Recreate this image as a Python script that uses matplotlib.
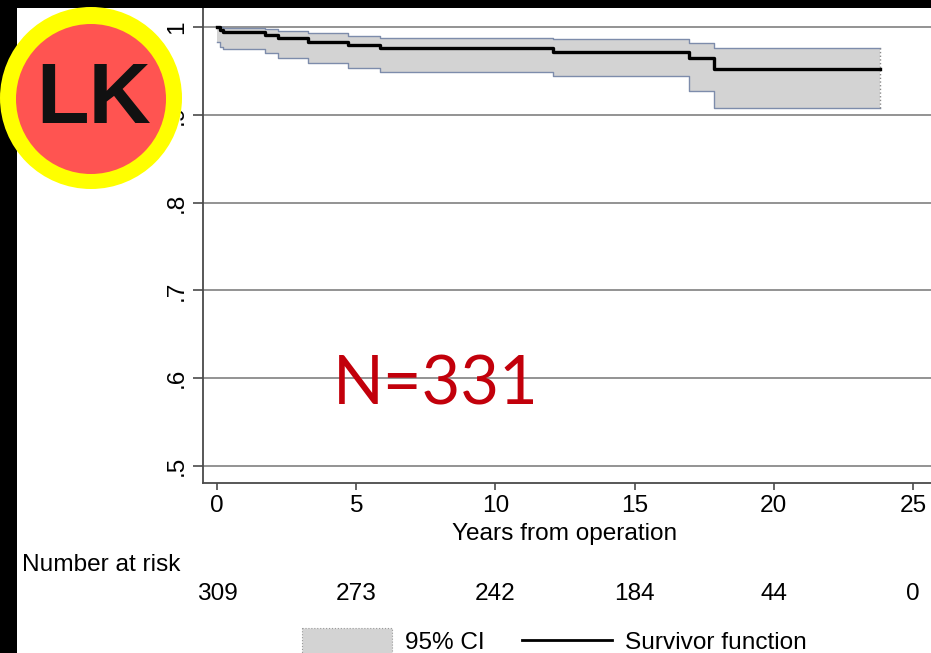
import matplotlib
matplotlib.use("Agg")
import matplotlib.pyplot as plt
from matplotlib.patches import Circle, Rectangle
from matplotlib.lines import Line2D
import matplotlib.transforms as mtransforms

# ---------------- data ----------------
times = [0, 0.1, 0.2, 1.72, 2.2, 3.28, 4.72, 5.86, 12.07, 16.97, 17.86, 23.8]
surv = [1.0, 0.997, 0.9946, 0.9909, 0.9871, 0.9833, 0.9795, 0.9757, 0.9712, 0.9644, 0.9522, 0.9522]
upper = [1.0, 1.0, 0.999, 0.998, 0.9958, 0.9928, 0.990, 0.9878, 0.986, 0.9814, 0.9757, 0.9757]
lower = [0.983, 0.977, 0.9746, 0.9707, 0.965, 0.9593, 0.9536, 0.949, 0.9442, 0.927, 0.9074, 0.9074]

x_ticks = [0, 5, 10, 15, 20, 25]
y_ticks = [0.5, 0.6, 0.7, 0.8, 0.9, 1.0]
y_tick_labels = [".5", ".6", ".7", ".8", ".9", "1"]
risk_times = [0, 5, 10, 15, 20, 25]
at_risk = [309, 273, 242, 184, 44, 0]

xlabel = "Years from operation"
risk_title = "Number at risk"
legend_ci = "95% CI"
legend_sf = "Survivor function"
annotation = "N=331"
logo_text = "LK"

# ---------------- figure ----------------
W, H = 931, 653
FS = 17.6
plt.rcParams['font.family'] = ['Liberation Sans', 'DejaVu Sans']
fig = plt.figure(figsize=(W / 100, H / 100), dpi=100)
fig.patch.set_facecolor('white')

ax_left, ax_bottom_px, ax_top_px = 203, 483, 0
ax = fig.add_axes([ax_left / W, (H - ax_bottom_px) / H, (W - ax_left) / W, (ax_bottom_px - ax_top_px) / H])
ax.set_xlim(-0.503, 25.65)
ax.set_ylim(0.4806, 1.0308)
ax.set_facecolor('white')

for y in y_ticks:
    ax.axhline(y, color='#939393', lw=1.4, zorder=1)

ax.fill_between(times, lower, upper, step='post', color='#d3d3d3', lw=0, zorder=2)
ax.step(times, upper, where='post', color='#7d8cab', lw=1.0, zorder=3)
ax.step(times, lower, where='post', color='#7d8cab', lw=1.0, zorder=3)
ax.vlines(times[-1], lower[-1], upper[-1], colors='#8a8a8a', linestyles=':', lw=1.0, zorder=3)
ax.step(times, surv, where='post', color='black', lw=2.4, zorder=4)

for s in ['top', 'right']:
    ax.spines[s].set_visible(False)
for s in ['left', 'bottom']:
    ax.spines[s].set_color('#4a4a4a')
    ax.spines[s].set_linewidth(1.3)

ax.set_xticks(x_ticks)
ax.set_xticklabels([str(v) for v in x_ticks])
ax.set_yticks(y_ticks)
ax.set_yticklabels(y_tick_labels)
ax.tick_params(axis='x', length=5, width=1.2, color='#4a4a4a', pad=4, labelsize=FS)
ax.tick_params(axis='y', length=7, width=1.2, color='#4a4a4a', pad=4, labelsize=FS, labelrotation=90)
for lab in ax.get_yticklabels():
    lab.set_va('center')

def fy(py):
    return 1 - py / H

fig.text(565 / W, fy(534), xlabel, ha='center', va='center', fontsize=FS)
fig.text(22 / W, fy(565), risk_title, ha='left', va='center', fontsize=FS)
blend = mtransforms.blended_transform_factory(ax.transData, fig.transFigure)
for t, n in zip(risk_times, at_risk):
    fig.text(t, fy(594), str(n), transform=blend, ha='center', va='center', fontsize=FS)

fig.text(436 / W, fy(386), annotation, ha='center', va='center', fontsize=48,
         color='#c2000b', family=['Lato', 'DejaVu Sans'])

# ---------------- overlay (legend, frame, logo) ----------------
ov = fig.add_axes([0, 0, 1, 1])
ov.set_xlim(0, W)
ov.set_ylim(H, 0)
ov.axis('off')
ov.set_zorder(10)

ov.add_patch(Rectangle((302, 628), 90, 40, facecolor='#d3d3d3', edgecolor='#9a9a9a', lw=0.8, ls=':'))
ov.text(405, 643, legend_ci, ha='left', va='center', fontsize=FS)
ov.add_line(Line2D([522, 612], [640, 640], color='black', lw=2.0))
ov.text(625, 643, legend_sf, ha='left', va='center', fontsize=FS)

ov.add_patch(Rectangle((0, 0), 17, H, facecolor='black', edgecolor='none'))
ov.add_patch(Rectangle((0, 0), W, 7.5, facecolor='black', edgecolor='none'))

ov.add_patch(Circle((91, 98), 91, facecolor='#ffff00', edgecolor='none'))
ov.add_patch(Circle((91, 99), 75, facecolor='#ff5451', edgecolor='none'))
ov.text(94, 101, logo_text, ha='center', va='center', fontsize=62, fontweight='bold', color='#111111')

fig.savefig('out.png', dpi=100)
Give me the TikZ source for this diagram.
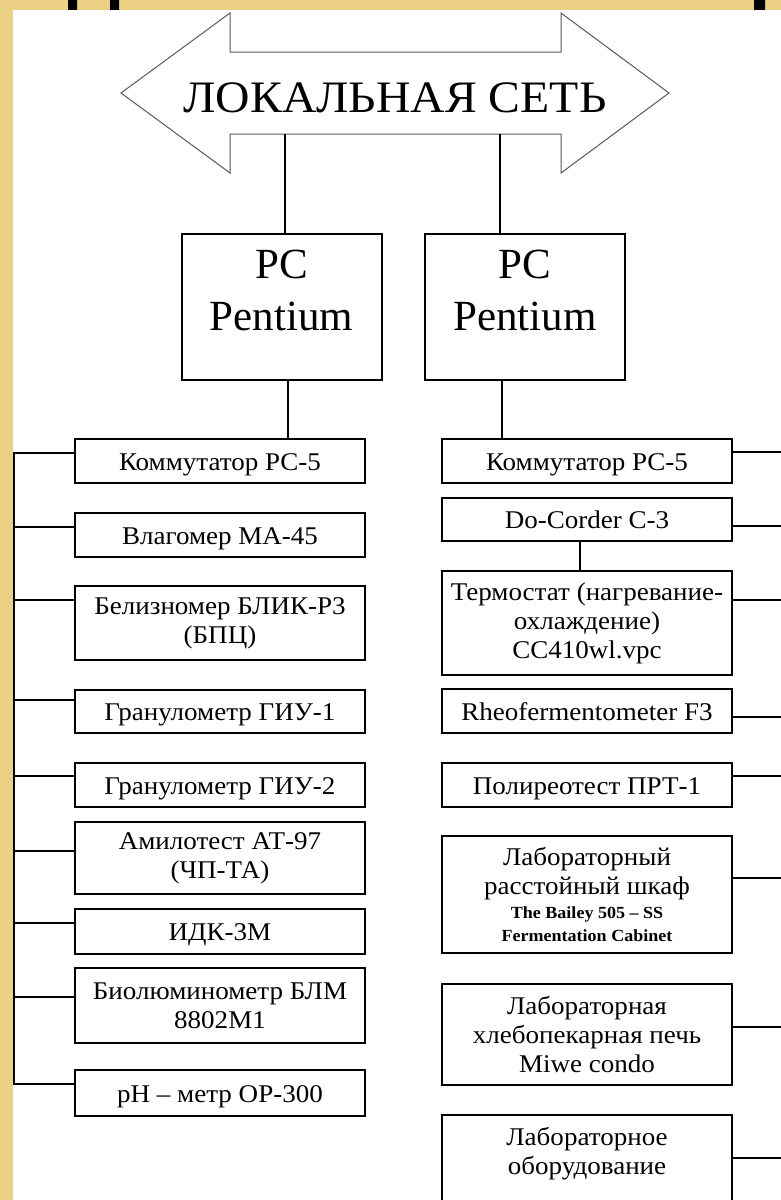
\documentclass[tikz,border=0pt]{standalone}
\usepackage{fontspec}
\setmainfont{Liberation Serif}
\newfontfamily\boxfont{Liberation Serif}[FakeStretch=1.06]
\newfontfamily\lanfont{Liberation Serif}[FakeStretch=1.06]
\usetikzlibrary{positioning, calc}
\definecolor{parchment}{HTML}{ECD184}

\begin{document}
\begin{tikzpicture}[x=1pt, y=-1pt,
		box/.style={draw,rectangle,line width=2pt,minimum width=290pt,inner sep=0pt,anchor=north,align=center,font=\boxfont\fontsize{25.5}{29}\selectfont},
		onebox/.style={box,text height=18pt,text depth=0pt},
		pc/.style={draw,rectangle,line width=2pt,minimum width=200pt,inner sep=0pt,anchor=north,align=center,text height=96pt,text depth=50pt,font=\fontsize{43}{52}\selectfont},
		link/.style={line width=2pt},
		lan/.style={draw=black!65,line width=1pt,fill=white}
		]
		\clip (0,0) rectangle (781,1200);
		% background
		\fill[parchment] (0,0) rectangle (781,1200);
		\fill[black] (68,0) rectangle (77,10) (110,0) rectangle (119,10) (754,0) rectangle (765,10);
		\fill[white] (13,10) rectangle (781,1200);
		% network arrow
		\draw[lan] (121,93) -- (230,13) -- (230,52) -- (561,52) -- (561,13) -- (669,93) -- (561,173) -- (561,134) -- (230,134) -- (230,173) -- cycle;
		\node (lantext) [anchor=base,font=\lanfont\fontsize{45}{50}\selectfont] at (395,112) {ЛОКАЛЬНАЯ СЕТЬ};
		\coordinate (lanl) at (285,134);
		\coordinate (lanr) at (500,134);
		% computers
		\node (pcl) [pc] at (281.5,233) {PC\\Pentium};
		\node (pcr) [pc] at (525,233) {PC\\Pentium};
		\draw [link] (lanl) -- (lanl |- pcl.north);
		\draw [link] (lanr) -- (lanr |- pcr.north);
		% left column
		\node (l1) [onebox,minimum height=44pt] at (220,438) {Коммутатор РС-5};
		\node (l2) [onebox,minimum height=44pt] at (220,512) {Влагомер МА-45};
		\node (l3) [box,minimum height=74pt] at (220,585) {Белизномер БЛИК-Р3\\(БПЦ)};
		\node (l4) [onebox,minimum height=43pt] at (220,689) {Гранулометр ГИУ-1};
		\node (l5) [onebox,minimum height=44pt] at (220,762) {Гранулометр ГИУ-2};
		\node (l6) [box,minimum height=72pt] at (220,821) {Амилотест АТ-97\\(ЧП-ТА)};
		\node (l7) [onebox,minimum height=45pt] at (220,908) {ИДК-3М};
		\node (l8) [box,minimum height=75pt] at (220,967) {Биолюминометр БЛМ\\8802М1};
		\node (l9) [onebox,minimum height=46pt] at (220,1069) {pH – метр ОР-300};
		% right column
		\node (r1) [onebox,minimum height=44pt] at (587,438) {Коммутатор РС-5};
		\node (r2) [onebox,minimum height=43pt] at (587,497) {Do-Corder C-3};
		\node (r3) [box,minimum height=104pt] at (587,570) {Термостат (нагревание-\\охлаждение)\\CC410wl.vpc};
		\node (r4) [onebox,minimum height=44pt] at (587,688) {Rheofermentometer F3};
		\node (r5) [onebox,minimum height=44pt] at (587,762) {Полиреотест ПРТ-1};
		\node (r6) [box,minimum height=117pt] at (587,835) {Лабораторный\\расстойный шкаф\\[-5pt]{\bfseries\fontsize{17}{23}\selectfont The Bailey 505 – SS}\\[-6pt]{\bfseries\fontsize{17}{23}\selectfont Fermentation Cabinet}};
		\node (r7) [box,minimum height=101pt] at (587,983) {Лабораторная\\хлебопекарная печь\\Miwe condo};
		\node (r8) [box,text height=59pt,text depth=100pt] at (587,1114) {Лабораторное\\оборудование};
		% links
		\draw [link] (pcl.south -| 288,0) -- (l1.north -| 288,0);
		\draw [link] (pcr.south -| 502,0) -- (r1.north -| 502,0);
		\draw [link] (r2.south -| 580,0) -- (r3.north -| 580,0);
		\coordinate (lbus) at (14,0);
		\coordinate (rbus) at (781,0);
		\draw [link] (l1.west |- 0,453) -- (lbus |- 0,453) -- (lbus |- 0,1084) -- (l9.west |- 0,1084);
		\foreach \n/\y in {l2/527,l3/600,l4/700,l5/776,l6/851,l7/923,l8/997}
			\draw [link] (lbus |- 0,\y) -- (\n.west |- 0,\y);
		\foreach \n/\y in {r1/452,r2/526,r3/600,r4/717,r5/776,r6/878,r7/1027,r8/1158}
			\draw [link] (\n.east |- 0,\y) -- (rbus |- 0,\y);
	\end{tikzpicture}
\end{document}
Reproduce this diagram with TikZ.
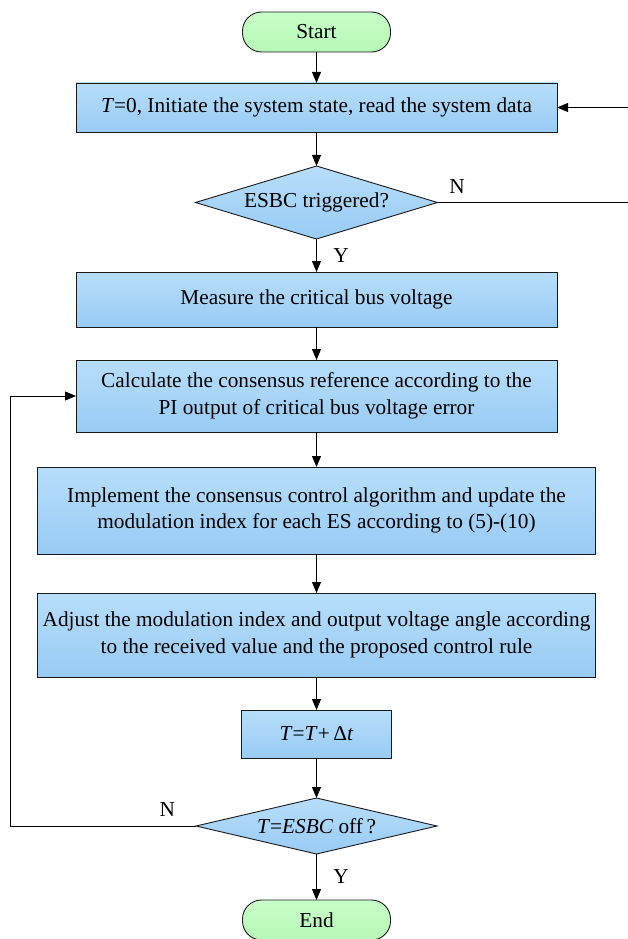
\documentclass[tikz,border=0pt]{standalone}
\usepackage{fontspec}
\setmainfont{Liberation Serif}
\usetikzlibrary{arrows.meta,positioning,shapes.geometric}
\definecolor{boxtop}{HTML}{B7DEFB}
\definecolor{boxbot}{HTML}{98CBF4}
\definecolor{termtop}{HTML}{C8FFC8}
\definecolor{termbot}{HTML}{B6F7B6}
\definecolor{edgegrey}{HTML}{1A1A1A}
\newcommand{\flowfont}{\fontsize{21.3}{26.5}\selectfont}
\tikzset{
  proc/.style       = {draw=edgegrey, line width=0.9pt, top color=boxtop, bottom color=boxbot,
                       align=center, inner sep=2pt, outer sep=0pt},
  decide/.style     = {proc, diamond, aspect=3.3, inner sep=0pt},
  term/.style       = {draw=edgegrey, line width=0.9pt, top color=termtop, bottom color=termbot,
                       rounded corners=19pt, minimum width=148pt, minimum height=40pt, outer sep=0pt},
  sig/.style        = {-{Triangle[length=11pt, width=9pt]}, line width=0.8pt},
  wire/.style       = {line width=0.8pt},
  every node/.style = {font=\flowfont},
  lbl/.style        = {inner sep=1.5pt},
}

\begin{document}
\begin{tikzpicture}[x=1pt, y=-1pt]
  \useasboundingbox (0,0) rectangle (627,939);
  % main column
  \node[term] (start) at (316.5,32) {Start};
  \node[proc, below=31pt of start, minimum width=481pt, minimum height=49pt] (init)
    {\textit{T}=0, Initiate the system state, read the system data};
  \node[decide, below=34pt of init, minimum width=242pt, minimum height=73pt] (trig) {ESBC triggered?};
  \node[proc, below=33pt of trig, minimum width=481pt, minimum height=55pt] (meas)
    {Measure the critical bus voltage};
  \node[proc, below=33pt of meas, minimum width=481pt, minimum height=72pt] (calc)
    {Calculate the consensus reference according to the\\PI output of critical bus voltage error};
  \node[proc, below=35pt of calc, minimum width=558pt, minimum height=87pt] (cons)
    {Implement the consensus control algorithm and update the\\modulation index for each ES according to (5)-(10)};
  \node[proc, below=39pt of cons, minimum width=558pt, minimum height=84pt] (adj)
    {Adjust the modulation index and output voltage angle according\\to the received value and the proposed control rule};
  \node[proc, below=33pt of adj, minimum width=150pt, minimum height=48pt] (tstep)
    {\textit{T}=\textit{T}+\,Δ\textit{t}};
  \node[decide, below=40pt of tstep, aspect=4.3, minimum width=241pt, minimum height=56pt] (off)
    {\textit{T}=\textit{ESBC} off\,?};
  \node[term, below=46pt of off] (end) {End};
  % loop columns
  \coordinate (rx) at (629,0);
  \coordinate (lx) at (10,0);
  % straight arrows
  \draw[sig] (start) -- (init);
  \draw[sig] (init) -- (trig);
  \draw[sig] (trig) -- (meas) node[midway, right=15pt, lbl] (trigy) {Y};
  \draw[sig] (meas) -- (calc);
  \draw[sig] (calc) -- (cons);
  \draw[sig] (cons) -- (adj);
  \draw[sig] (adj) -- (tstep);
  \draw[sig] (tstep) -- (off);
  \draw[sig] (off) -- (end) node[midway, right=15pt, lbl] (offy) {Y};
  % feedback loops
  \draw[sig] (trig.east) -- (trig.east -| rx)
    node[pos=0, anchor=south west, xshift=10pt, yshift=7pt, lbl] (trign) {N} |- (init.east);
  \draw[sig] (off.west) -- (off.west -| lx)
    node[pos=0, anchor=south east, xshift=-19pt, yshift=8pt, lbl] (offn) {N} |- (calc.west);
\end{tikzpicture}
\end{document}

· · · · ·

▶ [WHAT YOU NEED TO DO] Restate the lines of the records exactly, starting at the first and stopping after the line with "import matplotlib.transforms as mtransforms". Leave out any picture.

▶ [SOLUTION TO THIS TASK]
Recreate this image as a Python script that uses matplotlib.
import matplotlib
matplotlib.use("Agg")
import matplotlib.pyplot as plt
from matplotlib.patches import Circle, Rectangle
from matplotlib.lines import Line2D
import matplotlib.transforms as mtransforms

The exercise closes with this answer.